'''

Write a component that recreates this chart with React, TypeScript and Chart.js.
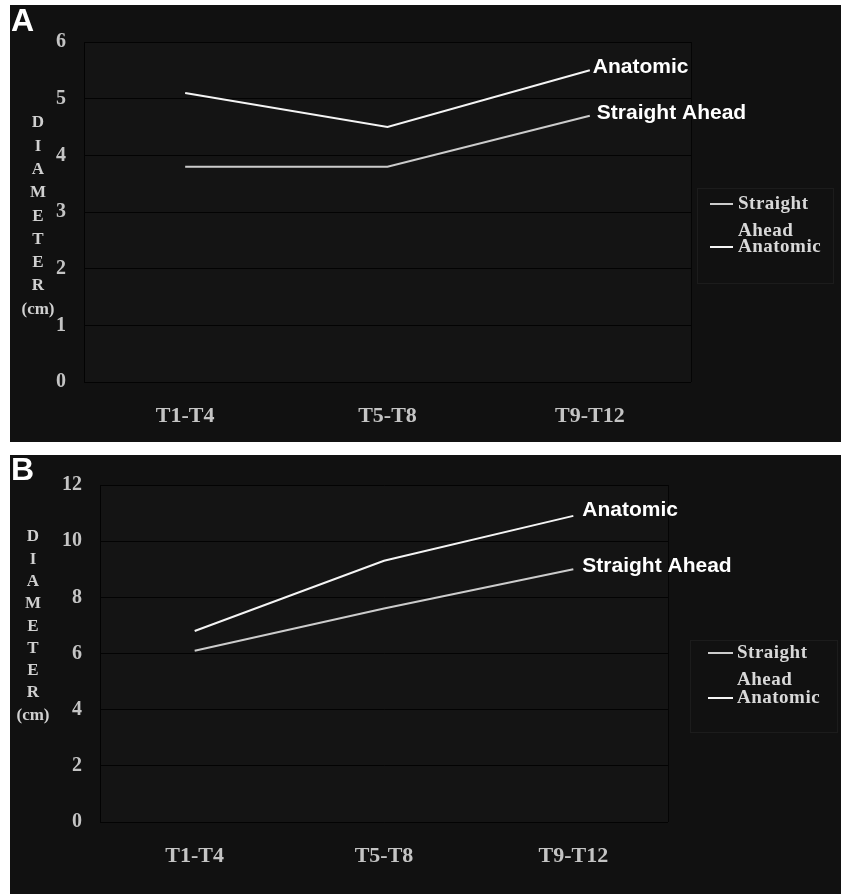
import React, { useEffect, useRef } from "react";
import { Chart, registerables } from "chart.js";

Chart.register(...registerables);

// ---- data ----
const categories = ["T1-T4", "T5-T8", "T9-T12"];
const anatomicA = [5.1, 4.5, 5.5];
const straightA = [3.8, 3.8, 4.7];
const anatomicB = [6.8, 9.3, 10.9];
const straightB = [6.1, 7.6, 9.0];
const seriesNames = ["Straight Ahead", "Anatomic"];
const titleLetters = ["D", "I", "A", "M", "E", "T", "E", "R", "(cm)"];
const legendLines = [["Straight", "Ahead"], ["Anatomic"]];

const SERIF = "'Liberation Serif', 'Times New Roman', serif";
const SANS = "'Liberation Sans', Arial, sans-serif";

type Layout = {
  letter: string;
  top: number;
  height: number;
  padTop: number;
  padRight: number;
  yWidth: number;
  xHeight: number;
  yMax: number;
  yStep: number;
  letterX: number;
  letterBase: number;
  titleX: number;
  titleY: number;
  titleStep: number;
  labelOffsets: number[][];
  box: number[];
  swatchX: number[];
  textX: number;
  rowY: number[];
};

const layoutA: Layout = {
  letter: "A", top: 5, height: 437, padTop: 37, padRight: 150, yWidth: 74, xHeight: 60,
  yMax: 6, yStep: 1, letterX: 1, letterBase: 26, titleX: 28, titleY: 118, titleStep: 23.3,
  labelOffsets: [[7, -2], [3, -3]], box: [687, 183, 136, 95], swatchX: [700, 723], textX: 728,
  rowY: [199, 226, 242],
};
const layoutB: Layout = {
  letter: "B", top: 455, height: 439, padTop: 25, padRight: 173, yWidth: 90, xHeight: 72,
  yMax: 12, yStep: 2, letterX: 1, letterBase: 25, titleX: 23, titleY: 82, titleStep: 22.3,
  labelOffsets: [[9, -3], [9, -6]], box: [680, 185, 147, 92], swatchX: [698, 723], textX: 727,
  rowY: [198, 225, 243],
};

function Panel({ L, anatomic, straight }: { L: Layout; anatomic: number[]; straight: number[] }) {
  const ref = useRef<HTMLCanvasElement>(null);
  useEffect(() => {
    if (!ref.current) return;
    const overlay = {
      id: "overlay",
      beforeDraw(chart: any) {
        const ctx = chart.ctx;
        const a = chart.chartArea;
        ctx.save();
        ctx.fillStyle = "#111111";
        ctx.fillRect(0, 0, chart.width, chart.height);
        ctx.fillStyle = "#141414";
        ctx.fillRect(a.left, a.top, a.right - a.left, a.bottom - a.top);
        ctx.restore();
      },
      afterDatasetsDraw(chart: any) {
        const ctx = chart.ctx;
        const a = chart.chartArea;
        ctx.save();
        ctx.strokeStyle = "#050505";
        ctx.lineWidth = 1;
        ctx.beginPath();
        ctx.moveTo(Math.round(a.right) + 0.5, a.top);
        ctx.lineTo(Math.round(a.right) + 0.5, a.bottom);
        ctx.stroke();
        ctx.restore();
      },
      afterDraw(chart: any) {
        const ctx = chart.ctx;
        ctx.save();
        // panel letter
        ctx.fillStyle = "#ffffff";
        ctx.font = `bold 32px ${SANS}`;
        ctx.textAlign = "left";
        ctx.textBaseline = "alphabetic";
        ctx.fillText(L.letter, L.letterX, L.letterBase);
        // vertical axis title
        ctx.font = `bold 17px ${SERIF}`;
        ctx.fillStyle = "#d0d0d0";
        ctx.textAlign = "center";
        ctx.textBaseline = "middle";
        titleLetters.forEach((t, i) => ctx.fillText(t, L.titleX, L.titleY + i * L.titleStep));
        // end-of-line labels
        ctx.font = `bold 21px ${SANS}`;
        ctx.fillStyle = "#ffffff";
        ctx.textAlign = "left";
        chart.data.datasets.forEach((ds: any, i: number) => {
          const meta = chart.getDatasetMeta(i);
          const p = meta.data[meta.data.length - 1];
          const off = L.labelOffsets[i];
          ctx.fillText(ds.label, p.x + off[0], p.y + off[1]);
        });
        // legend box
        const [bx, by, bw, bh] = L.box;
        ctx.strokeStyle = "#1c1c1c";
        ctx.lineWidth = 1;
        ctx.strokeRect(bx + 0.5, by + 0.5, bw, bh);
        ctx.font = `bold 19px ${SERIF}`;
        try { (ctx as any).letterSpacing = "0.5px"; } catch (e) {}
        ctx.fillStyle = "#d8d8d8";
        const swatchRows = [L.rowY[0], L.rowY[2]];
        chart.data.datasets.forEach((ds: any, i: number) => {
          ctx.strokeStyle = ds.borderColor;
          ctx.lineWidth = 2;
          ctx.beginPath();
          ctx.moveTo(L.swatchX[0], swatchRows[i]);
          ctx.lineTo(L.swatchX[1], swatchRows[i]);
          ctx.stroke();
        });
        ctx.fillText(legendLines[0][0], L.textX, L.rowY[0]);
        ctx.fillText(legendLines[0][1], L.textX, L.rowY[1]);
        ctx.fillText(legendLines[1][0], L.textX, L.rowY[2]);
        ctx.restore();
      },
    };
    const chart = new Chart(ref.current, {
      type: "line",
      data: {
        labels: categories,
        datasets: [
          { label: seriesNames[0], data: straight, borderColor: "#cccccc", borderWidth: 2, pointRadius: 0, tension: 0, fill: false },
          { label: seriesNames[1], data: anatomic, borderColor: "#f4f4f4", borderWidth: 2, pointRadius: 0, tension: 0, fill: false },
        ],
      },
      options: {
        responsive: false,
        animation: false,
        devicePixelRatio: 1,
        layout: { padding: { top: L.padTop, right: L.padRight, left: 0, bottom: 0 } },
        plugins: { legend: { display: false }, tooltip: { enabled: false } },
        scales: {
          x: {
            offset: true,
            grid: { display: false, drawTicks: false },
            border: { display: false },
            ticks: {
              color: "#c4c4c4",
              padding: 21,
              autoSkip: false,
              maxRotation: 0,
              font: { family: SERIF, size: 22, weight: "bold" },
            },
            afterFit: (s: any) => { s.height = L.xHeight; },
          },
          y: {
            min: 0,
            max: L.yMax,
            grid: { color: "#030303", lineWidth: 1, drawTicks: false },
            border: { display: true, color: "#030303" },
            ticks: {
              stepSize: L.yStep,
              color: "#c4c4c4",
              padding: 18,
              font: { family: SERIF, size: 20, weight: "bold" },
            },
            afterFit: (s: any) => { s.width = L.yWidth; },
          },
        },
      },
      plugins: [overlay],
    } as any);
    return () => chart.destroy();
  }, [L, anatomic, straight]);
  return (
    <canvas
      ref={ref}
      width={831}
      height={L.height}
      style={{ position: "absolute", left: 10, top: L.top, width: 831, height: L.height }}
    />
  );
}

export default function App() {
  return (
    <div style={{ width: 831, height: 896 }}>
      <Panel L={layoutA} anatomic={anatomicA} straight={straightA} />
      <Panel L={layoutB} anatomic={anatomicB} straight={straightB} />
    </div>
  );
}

'''
'''

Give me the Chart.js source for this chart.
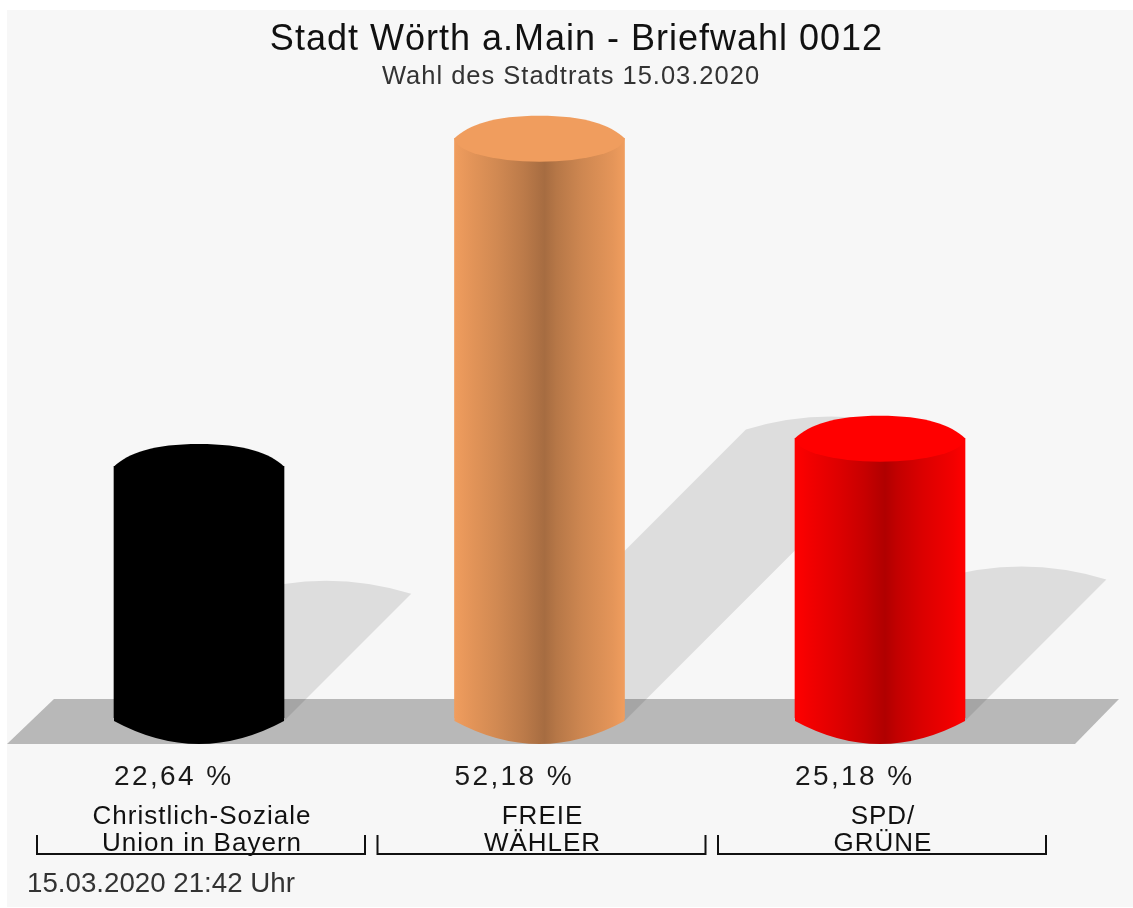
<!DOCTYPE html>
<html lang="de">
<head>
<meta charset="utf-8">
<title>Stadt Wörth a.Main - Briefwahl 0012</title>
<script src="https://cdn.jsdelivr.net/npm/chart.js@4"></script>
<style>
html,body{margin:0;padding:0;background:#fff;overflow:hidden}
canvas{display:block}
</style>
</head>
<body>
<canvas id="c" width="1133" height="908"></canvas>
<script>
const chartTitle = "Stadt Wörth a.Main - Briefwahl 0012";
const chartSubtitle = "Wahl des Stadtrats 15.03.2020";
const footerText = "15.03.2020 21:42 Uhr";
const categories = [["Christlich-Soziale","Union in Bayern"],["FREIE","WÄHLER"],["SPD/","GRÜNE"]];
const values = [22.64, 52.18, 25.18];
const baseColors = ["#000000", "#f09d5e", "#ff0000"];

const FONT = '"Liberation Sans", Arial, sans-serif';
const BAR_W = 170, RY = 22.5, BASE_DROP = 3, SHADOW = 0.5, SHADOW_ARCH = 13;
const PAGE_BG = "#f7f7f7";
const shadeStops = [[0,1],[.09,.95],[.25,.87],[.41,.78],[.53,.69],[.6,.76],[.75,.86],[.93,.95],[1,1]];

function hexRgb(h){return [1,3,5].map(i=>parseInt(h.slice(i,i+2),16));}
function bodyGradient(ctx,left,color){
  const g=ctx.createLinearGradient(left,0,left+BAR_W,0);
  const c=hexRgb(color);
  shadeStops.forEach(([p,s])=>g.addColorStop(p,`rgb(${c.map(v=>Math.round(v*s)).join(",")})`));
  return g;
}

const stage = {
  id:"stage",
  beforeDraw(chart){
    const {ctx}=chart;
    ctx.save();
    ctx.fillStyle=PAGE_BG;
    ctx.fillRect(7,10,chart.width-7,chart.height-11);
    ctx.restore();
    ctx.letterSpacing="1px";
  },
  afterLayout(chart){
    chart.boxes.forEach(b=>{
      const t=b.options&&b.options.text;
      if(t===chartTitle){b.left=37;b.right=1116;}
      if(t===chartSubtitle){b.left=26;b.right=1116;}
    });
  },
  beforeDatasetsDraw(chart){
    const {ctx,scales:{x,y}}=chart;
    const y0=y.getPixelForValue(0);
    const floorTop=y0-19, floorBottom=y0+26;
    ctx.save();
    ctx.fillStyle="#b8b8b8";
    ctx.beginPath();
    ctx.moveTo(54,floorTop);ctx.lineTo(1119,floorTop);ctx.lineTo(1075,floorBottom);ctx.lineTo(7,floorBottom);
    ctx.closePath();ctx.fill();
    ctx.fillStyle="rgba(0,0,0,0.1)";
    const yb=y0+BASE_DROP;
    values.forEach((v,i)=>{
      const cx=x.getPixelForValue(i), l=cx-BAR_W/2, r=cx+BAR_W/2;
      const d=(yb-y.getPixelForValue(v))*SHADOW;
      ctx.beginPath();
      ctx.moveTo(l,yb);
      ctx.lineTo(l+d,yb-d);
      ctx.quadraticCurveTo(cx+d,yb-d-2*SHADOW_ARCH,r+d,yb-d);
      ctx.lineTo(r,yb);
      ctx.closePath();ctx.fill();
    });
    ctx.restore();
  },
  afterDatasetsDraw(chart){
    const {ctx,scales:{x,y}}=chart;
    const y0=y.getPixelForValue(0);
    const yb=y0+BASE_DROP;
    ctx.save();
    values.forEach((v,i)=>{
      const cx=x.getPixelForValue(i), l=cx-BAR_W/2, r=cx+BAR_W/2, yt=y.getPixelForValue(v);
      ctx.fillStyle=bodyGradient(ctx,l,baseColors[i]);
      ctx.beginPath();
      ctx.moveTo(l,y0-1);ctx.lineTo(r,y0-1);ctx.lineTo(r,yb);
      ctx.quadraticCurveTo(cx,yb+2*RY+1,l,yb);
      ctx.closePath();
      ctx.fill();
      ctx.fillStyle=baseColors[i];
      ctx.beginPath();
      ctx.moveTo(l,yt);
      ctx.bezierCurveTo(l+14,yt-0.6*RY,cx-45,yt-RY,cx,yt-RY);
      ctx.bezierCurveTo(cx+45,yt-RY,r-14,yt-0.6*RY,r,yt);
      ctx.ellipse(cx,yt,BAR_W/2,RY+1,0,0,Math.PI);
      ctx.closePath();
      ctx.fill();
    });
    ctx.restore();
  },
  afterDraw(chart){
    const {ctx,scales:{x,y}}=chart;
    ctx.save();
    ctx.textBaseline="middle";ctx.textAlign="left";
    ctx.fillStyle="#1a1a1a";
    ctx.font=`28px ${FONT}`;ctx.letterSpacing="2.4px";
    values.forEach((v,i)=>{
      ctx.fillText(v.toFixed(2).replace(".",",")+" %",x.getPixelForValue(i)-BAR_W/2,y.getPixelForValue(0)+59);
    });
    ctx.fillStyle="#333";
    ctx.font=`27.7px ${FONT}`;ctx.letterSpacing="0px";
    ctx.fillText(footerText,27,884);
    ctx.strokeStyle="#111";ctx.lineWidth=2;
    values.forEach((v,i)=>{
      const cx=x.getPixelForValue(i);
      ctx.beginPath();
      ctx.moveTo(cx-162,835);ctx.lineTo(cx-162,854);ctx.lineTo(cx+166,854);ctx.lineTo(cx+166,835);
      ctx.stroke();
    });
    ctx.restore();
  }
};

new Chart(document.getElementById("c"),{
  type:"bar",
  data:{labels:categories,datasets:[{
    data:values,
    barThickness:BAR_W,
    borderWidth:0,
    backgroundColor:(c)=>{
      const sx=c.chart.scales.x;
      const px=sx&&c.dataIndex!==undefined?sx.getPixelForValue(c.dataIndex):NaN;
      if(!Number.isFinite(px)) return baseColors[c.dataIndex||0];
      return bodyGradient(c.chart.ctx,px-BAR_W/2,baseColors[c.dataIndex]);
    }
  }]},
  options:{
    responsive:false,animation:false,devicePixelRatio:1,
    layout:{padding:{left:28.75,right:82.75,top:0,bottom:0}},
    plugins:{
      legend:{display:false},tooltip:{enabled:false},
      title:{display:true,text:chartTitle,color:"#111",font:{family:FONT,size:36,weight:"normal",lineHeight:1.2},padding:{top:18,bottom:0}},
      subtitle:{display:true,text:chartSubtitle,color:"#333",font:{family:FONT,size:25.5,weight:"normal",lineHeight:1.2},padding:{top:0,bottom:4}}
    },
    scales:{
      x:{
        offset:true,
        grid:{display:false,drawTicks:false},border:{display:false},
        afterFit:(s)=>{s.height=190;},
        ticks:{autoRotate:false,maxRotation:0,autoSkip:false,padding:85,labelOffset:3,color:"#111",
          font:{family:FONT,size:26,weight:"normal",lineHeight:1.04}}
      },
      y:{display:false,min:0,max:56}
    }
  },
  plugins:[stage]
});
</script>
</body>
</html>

'''
'''

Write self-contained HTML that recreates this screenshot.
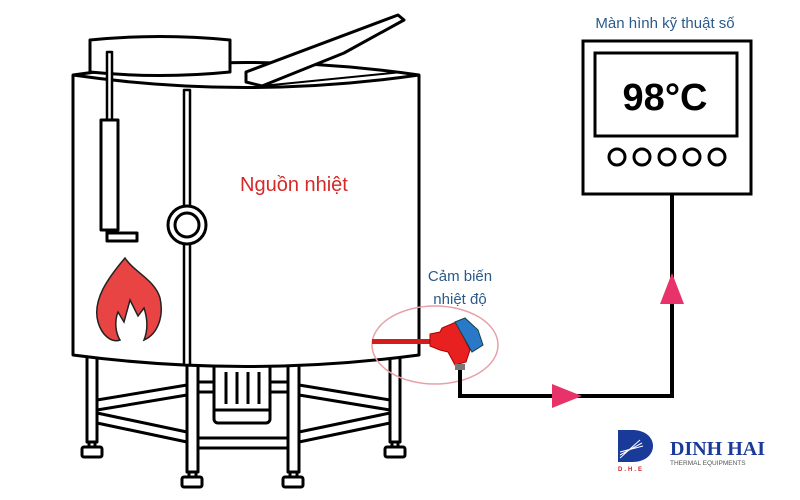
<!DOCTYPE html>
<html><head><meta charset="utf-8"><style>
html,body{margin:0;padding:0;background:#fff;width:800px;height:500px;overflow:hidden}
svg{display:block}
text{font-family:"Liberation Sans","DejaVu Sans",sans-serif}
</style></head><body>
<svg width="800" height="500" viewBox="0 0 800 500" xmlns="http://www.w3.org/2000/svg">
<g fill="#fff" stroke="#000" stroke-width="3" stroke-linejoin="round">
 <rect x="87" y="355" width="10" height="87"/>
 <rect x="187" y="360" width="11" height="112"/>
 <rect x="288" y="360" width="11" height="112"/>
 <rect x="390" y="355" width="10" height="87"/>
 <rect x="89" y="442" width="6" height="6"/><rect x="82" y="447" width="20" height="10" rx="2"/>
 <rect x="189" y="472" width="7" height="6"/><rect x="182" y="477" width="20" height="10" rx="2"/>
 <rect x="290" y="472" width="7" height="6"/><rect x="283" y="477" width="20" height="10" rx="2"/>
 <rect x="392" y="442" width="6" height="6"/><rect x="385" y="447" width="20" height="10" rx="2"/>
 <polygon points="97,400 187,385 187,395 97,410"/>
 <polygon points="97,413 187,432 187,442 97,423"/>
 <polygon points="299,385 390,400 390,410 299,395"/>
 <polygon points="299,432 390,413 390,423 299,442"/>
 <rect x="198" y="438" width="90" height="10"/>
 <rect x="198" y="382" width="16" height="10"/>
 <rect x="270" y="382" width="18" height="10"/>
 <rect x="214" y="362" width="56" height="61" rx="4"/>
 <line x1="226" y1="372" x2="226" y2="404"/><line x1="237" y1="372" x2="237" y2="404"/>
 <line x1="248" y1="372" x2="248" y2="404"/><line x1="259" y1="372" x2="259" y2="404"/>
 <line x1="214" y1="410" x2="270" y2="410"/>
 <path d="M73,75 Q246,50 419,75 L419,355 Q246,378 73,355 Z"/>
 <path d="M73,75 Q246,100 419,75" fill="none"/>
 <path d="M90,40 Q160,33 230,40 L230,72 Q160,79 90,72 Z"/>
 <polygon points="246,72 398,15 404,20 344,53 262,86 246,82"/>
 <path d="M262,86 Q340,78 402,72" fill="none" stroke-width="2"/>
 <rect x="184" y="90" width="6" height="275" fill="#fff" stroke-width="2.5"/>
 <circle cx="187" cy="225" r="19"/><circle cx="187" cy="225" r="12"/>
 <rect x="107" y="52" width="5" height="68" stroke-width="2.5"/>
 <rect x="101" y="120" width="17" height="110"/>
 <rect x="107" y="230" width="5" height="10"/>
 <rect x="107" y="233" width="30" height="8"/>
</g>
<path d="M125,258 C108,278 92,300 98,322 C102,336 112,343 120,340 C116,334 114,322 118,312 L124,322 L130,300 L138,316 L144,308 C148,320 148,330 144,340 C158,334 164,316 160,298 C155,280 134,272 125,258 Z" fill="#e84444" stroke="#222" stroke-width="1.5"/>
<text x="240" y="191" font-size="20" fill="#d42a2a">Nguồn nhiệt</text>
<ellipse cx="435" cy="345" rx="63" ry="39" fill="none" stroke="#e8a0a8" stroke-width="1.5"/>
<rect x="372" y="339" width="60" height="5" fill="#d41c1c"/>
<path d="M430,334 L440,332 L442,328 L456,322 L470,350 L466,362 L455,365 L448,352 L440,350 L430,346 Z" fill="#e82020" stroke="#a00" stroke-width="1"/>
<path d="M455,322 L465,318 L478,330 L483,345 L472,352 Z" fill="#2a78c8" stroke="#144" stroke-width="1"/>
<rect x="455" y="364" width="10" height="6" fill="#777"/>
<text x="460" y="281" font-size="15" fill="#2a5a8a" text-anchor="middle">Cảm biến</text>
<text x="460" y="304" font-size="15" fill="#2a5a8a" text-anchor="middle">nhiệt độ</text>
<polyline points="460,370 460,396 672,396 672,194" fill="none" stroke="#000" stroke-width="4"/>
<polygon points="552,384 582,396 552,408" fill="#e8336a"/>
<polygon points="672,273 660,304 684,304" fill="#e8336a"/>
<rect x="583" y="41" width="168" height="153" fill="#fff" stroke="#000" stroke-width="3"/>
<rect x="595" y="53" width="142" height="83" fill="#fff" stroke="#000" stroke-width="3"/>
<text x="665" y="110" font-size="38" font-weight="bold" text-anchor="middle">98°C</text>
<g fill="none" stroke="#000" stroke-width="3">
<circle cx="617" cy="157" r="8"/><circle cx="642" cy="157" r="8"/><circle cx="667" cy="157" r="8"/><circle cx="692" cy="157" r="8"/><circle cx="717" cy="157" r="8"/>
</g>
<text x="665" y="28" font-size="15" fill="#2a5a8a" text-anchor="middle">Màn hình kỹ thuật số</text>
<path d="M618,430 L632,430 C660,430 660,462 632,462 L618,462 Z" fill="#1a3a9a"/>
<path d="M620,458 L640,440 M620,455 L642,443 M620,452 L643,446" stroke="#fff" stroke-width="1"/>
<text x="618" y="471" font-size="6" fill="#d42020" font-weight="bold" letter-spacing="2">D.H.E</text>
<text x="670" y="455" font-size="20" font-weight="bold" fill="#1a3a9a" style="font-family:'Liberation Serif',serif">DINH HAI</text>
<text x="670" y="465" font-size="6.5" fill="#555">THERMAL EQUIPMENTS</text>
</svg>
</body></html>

'''

● YOUR OBJECTIVE
In the listing above, find the line with "Write a component" and the line with "Chart.register(...registerables);". Set down exactly those lines and everything between them, skipping pictures.

● RESPONSE TO THIS EXERCISE
Write a component that recreates this chart with React, TypeScript and Chart.js.
import React, { useEffect, useRef } from "react";
import { Chart, registerables } from "chart.js";

Chart.register(...registerables);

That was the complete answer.